**Written request:** Repeat the material verbatim and drop the pictures.

======== Provided data ========

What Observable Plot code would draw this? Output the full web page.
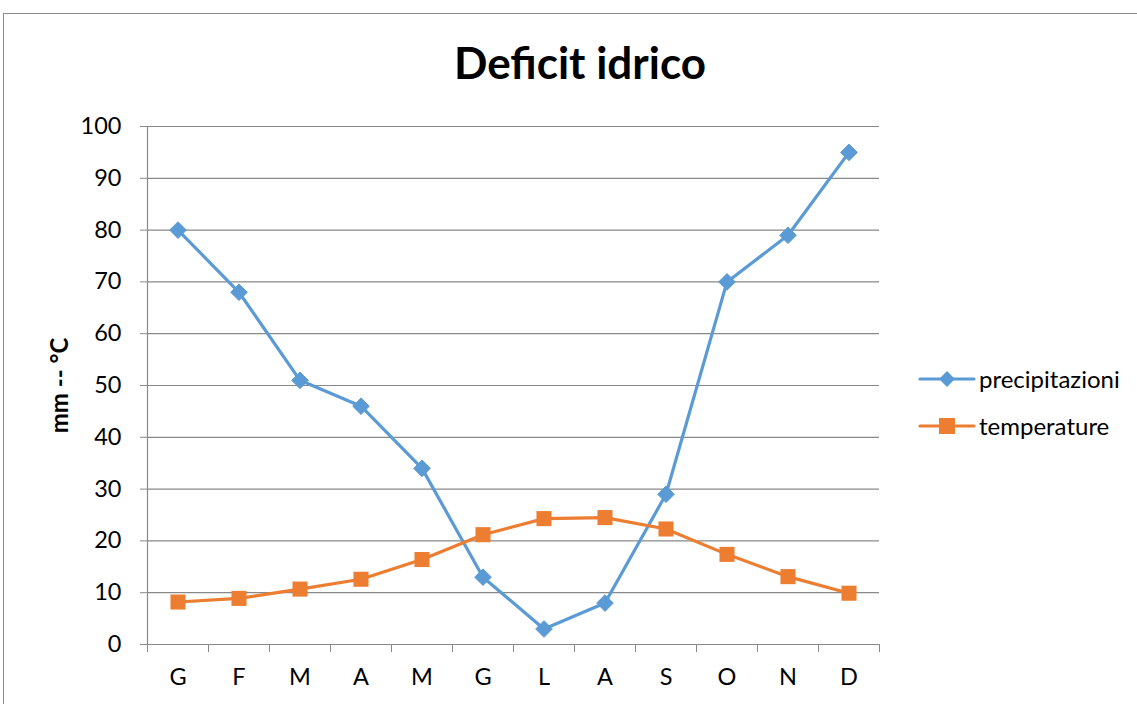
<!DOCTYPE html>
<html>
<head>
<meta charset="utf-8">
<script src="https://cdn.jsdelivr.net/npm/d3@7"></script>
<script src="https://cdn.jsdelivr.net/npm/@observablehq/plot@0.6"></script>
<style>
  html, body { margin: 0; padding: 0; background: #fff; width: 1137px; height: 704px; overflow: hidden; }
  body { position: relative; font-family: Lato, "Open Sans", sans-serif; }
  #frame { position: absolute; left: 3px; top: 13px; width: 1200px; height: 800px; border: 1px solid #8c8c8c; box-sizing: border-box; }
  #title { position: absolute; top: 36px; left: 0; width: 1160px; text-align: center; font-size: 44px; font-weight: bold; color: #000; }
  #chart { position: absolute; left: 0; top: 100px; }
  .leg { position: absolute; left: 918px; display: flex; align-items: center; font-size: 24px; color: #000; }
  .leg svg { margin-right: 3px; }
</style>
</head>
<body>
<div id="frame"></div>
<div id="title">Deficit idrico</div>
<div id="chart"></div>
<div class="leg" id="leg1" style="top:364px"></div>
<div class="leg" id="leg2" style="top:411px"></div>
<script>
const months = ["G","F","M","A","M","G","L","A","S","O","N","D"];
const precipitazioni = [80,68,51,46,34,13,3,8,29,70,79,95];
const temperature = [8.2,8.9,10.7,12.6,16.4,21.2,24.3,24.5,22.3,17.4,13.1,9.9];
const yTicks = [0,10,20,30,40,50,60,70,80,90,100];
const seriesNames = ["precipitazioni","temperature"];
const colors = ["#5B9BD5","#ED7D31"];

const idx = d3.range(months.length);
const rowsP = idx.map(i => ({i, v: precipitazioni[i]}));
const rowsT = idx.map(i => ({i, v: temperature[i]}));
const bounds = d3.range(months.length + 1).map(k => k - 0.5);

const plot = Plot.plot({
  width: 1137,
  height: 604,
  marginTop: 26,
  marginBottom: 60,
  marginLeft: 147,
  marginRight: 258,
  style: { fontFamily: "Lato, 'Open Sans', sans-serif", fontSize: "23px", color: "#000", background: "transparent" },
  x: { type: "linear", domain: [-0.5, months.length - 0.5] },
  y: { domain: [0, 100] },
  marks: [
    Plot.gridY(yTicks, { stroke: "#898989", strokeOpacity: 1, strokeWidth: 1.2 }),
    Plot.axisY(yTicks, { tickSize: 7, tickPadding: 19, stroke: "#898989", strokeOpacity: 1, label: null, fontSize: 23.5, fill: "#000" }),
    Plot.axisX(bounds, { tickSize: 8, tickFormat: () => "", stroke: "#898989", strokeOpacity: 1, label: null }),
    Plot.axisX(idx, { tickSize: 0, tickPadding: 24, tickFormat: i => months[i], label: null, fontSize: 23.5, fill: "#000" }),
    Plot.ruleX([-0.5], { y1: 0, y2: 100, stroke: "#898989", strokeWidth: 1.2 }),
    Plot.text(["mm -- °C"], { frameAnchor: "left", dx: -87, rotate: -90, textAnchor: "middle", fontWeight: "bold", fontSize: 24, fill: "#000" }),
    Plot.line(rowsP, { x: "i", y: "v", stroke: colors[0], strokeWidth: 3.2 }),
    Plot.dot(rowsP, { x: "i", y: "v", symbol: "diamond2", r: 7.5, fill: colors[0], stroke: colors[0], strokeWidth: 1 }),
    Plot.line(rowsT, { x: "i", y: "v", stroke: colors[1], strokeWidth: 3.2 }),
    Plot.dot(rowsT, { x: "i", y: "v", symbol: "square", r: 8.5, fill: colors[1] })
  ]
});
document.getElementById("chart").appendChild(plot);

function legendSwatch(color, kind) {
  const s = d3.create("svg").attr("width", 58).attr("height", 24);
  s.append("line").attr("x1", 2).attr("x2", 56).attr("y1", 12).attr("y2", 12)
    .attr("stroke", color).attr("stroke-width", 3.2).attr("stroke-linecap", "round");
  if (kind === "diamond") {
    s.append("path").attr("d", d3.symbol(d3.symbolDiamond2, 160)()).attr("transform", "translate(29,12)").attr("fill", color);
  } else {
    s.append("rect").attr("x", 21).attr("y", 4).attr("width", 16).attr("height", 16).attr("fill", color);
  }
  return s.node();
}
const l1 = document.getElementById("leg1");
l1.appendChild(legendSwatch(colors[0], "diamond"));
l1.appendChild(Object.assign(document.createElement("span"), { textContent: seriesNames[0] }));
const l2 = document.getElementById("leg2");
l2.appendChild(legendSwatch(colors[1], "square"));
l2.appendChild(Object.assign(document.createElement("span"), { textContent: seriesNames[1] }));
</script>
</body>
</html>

========

**The answer:**
What Observable Plot code would draw this? Output the full web page.
<!DOCTYPE html>
<html>
<head>
<meta charset="utf-8">
<script src="https://cdn.jsdelivr.net/npm/d3@7"></script>
<script src="https://cdn.jsdelivr.net/npm/@observablehq/plot@0.6"></script>
<style>
  html, body { margin: 0; padding: 0; background: #fff; width: 1137px; height: 704px; overflow: hidden; }
  body { position: relative; font-family: Lato, "Open Sans", sans-serif; }
  #frame { position: absolute; left: 3px; top: 13px; width: 1200px; height: 800px; border: 1px solid #8c8c8c; box-sizing: border-box; }
  #title { position: absolute; top: 36px; left: 0; width: 1160px; text-align: center; font-size: 44px; font-weight: bold; color: #000; }
  #chart { position: absolute; left: 0; top: 100px; }
  .leg { position: absolute; left: 918px; display: flex; align-items: center; font-size: 24px; color: #000; }
  .leg svg { margin-right: 3px; }
</style>
</head>
<body>
<div id="frame"></div>
<div id="title">Deficit idrico</div>
<div id="chart"></div>
<div class="leg" id="leg1" style="top:364px"></div>
<div class="leg" id="leg2" style="top:411px"></div>
<script>
const months = ["G","F","M","A","M","G","L","A","S","O","N","D"];
const precipitazioni = [80,68,51,46,34,13,3,8,29,70,79,95];
const temperature = [8.2,8.9,10.7,12.6,16.4,21.2,24.3,24.5,22.3,17.4,13.1,9.9];
const yTicks = [0,10,20,30,40,50,60,70,80,90,100];
const seriesNames = ["precipitazioni","temperature"];
const colors = ["#5B9BD5","#ED7D31"];

const idx = d3.range(months.length);
const rowsP = idx.map(i => ({i, v: precipitazioni[i]}));
const rowsT = idx.map(i => ({i, v: temperature[i]}));
const bounds = d3.range(months.length + 1).map(k => k - 0.5);

const plot = Plot.plot({
  width: 1137,
  height: 604,
  marginTop: 26,
  marginBottom: 60,
  marginLeft: 147,
  marginRight: 258,
  style: { fontFamily: "Lato, 'Open Sans', sans-serif", fontSize: "23px", color: "#000", background: "transparent" },
  x: { type: "linear", domain: [-0.5, months.length - 0.5] },
  y: { domain: [0, 100] },
  marks: [
    Plot.gridY(yTicks, { stroke: "#898989", strokeOpacity: 1, strokeWidth: 1.2 }),
    Plot.axisY(yTicks, { tickSize: 7, tickPadding: 19, stroke: "#898989", strokeOpacity: 1, label: null, fontSize: 23.5, fill: "#000" }),
    Plot.axisX(bounds, { tickSize: 8, tickFormat: () => "", stroke: "#898989", strokeOpacity: 1, label: null }),
    Plot.axisX(idx, { tickSize: 0, tickPadding: 24, tickFormat: i => months[i], label: null, fontSize: 23.5, fill: "#000" }),
    Plot.ruleX([-0.5], { y1: 0, y2: 100, stroke: "#898989", strokeWidth: 1.2 }),
    Plot.text(["mm -- °C"], { frameAnchor: "left", dx: -87, rotate: -90, textAnchor: "middle", fontWeight: "bold", fontSize: 24, fill: "#000" }),
    Plot.line(rowsP, { x: "i", y: "v", stroke: colors[0], strokeWidth: 3.2 }),
    Plot.dot(rowsP, { x: "i", y: "v", symbol: "diamond2", r: 7.5, fill: colors[0], stroke: colors[0], strokeWidth: 1 }),
    Plot.line(rowsT, { x: "i", y: "v", stroke: colors[1], strokeWidth: 3.2 }),
    Plot.dot(rowsT, { x: "i", y: "v", symbol: "square", r: 8.5, fill: colors[1] })
  ]
});
document.getElementById("chart").appendChild(plot);

function legendSwatch(color, kind) {
  const s = d3.create("svg").attr("width", 58).attr("height", 24);
  s.append("line").attr("x1", 2).attr("x2", 56).attr("y1", 12).attr("y2", 12)
    .attr("stroke", color).attr("stroke-width", 3.2).attr("stroke-linecap", "round");
  if (kind === "diamond") {
    s.append("path").attr("d", d3.symbol(d3.symbolDiamond2, 160)()).attr("transform", "translate(29,12)").attr("fill", color);
  } else {
    s.append("rect").attr("x", 21).attr("y", 4).attr("width", 16).attr("height", 16).attr("fill", color);
  }
  return s.node();
}
const l1 = document.getElementById("leg1");
l1.appendChild(legendSwatch(colors[0], "diamond"));
l1.appendChild(Object.assign(document.createElement("span"), { textContent: seriesNames[0] }));
const l2 = document.getElementById("leg2");
l2.appendChild(legendSwatch(colors[1], "square"));
l2.appendChild(Object.assign(document.createElement("span"), { textContent: seriesNames[1] }));
</script>
</body>
</html>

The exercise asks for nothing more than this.